[Start Dataset section]

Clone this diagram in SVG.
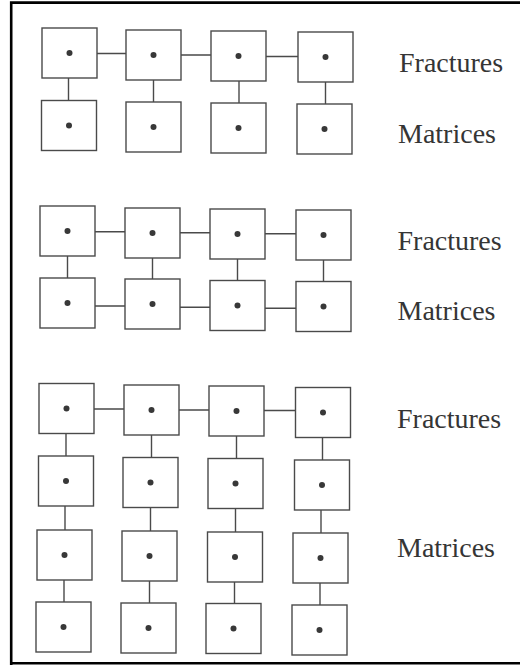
<svg xmlns="http://www.w3.org/2000/svg" width="520" height="665" viewBox="0 0 520 665">
<style>
.b{fill:#fff;stroke:#4a4a4a;stroke-width:1.4}
.d{fill:#383838}
.c{stroke:#4a4a4a;stroke-width:1.4;fill:none}
.t{font-family:"Liberation Serif","Times New Roman",serif;font-size:28px;fill:#353535}
</style>
<defs>
<g id="cell"><rect class="b" x="0" y="0" width="55" height="50"/><circle class="d" cx="27.5" cy="25" r="3"/></g>
</defs>
<rect x="0" y="0" width="520" height="665" fill="#fff"/>
<path d="M11.2 665 V2.6 H520 M11.2 663.2 H520" stroke="#000" stroke-width="2.6" fill="none"/>
<g id="connectors">
<path class="c" d="M97 53.5H126 M181 55H211 M266 56.5H298 M68.5 78V100.5 M153.5 80V102 M239 81V103 M325.5 82V104"/>
<path class="c" d="M95 231.7H125 M180 232.7H210 M265 233.7H296 M95 306H125 M180 307.3H210 M265 308.3H296 M67.5 256V278 M152.5 258V279 M237.5 259V280.5 M323.5 260V281.5"/>
<path class="c" d="M94 409H124 M179 410H209 M264 410.5H295.5 M66 433.5V456 M65 506V530 M64 580V602 M151.5 435V457.5 M150.5 507.5V531 M149.5 581V603 M236.5 436V458.5 M235.5 508.5V532 M234.5 582V603.5 M322.5 437.5V460 M321 510V533 M320 583V605"/>
</g>
<g id="s1f1"><use href="#cell" x="42" y="28"/></g>
<g id="s1f2"><use href="#cell" x="126" y="30"/></g>
<g id="s1f3"><use href="#cell" x="211" y="31"/></g>
<g id="s1f4"><use href="#cell" x="298" y="32"/></g>
<g id="s1m1"><use href="#cell" x="41.5" y="100.5"/></g>
<g id="s1m2"><use href="#cell" x="126" y="102"/></g>
<g id="s1m3"><use href="#cell" x="211" y="103"/></g>
<g id="s1m4"><use href="#cell" x="297" y="104"/></g>
<g id="s2f1"><use href="#cell" x="40" y="206"/></g>
<g id="s2f2"><use href="#cell" x="125" y="208"/></g>
<g id="s2f3"><use href="#cell" x="210" y="209"/></g>
<g id="s2f4"><use href="#cell" x="296" y="210"/></g>
<g id="s2m1"><use href="#cell" x="40" y="278"/></g>
<g id="s2m2"><use href="#cell" x="125" y="279"/></g>
<g id="s2m3"><use href="#cell" x="210" y="280.5"/></g>
<g id="s2m4"><use href="#cell" x="296" y="281.5"/></g>
<g id="s3r1c1"><use href="#cell" x="39" y="383.5"/></g>
<g id="s3r1c2"><use href="#cell" x="124" y="385"/></g>
<g id="s3r1c3"><use href="#cell" x="209" y="386"/></g>
<g id="s3r1c4"><use href="#cell" x="295.5" y="387.5"/></g>
<g id="s3r2c1"><use href="#cell" x="38.5" y="456"/></g>
<g id="s3r2c2"><use href="#cell" x="123" y="457.5"/></g>
<g id="s3r2c3"><use href="#cell" x="208" y="458.5"/></g>
<g id="s3r2c4"><use href="#cell" x="294.5" y="460"/></g>
<g id="s3r3c1"><use href="#cell" x="37" y="530"/></g>
<g id="s3r3c2"><use href="#cell" x="122" y="531"/></g>
<g id="s3r3c3"><use href="#cell" x="207.5" y="532"/></g>
<g id="s3r3c4"><use href="#cell" x="293" y="533"/></g>
<g id="s3r4c1"><use href="#cell" x="36" y="602"/></g>
<g id="s3r4c2"><use href="#cell" x="121" y="603"/></g>
<g id="s3r4c3"><use href="#cell" x="206" y="603.5"/></g>
<g id="s3r4c4"><use href="#cell" x="292" y="605"/></g>
<g id="labels">
<text class="t" x="399" y="72">Fractures</text>
<text class="t" x="398" y="143">Matrices</text>
<text class="t" x="397.5" y="249.5">Fractures</text>
<text class="t" x="397.5" y="320">Matrices</text>
<text class="t" x="397" y="427.5">Fractures</text>
<text class="t" x="397" y="557">Matrices</text>
</g>
</svg>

[End Dataset section]

* Directive
Repeat the listing in full and exactly. Leave any pictures out.

* Result for this exercise
Clone this diagram in SVG.
<svg xmlns="http://www.w3.org/2000/svg" width="520" height="665" viewBox="0 0 520 665">
<style>
.b{fill:#fff;stroke:#4a4a4a;stroke-width:1.4}
.d{fill:#383838}
.c{stroke:#4a4a4a;stroke-width:1.4;fill:none}
.t{font-family:"Liberation Serif","Times New Roman",serif;font-size:28px;fill:#353535}
</style>
<defs>
<g id="cell"><rect class="b" x="0" y="0" width="55" height="50"/><circle class="d" cx="27.5" cy="25" r="3"/></g>
</defs>
<rect x="0" y="0" width="520" height="665" fill="#fff"/>
<path d="M11.2 665 V2.6 H520 M11.2 663.2 H520" stroke="#000" stroke-width="2.6" fill="none"/>
<g id="connectors">
<path class="c" d="M97 53.5H126 M181 55H211 M266 56.5H298 M68.5 78V100.5 M153.5 80V102 M239 81V103 M325.5 82V104"/>
<path class="c" d="M95 231.7H125 M180 232.7H210 M265 233.7H296 M95 306H125 M180 307.3H210 M265 308.3H296 M67.5 256V278 M152.5 258V279 M237.5 259V280.5 M323.5 260V281.5"/>
<path class="c" d="M94 409H124 M179 410H209 M264 410.5H295.5 M66 433.5V456 M65 506V530 M64 580V602 M151.5 435V457.5 M150.5 507.5V531 M149.5 581V603 M236.5 436V458.5 M235.5 508.5V532 M234.5 582V603.5 M322.5 437.5V460 M321 510V533 M320 583V605"/>
</g>
<g id="s1f1"><use href="#cell" x="42" y="28"/></g>
<g id="s1f2"><use href="#cell" x="126" y="30"/></g>
<g id="s1f3"><use href="#cell" x="211" y="31"/></g>
<g id="s1f4"><use href="#cell" x="298" y="32"/></g>
<g id="s1m1"><use href="#cell" x="41.5" y="100.5"/></g>
<g id="s1m2"><use href="#cell" x="126" y="102"/></g>
<g id="s1m3"><use href="#cell" x="211" y="103"/></g>
<g id="s1m4"><use href="#cell" x="297" y="104"/></g>
<g id="s2f1"><use href="#cell" x="40" y="206"/></g>
<g id="s2f2"><use href="#cell" x="125" y="208"/></g>
<g id="s2f3"><use href="#cell" x="210" y="209"/></g>
<g id="s2f4"><use href="#cell" x="296" y="210"/></g>
<g id="s2m1"><use href="#cell" x="40" y="278"/></g>
<g id="s2m2"><use href="#cell" x="125" y="279"/></g>
<g id="s2m3"><use href="#cell" x="210" y="280.5"/></g>
<g id="s2m4"><use href="#cell" x="296" y="281.5"/></g>
<g id="s3r1c1"><use href="#cell" x="39" y="383.5"/></g>
<g id="s3r1c2"><use href="#cell" x="124" y="385"/></g>
<g id="s3r1c3"><use href="#cell" x="209" y="386"/></g>
<g id="s3r1c4"><use href="#cell" x="295.5" y="387.5"/></g>
<g id="s3r2c1"><use href="#cell" x="38.5" y="456"/></g>
<g id="s3r2c2"><use href="#cell" x="123" y="457.5"/></g>
<g id="s3r2c3"><use href="#cell" x="208" y="458.5"/></g>
<g id="s3r2c4"><use href="#cell" x="294.5" y="460"/></g>
<g id="s3r3c1"><use href="#cell" x="37" y="530"/></g>
<g id="s3r3c2"><use href="#cell" x="122" y="531"/></g>
<g id="s3r3c3"><use href="#cell" x="207.5" y="532"/></g>
<g id="s3r3c4"><use href="#cell" x="293" y="533"/></g>
<g id="s3r4c1"><use href="#cell" x="36" y="602"/></g>
<g id="s3r4c2"><use href="#cell" x="121" y="603"/></g>
<g id="s3r4c3"><use href="#cell" x="206" y="603.5"/></g>
<g id="s3r4c4"><use href="#cell" x="292" y="605"/></g>
<g id="labels">
<text class="t" x="399" y="72">Fractures</text>
<text class="t" x="398" y="143">Matrices</text>
<text class="t" x="397.5" y="249.5">Fractures</text>
<text class="t" x="397.5" y="320">Matrices</text>
<text class="t" x="397" y="427.5">Fractures</text>
<text class="t" x="397" y="557">Matrices</text>
</g>
</svg>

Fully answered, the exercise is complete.